Killer Goats?
Goat Encounter
Many years back a friend and I headed off to Eastern New Mexico for a camping trip. I remember getting a speeding ticket on the way. The most memorable event was my friend James and I getting treed by a herd of wild goats. We were camping in the Santa Fe National Forest. Once we had camp set up we noticed the emergence of these goats out in the wild. They were looking at us with their bulging killer eyes and the next thing we knew, five or six goats burst into our campsite. I would like to tell you that we slew them with Swiss Army knives and ate barbecued goat over an open campfire, but I am working on being more honest. What really happened is we got frightened and climbed a tree. Finally, we were able to shoo away the goats by raining pine cones down on them until they decided to move along. The story would end there, but it gets better. A few weeks after our weekend in the wilderness, we were with some mutual friends and shared that we had been camping. Upon hearing our location, one of our friends, a calm and reserved woman asked if we had seen the goats.

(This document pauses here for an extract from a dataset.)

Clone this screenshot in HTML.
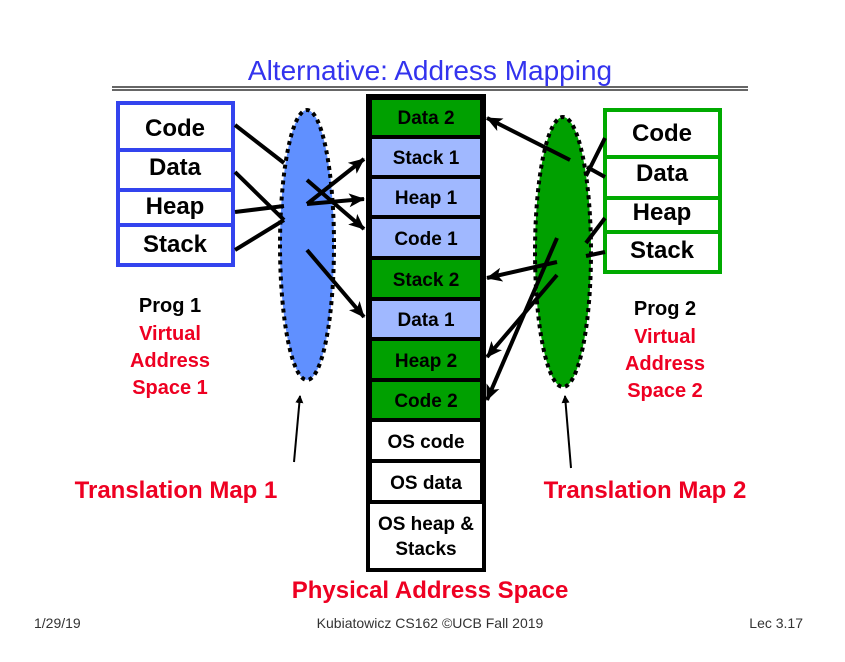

Something in her tone made it clear that she did not consider these herbivores predatory in any way. We offered a meek “yes,” and she told of how she loved how friendly the goats were and how they would come up and eat out of your hands.
The Power of Perception
We had two completely different perceptions which led to drastically different experiences. Were the goats James and I encountered truly dangerous? Not in the least, but our perception of them allowed us to think of them only as a threat. The lens through which we looked led us to our erroneous conclusion. In the middle of Jesus’ greatest recorded sermon he says, “The eye is the lamp of the body. Therefore, if your eye is healthy, your whole body will be full of light. But if your eye is bad, your whole body will be full of darkness. If then the light in you is darkness, how terrible that darkness will be!” Matthew 6:22-23 Contextually these verses seem out of place, but I believe Jesus is reminding us of the importance of our perspective, the perceptions we live with daily. If we live with the perception that life is chaotic and God is absent, we will find our experience confirming what we believe to be true. Our perception does not change reality, but it does control our experience of reality. In this sense, the Bible becomes paramount in shaping how we see our life and the world. This in turn changes what we get to experience day by day. Don’t climb the trees and forfeit the experience of having the goats eat out of the palm of you hand!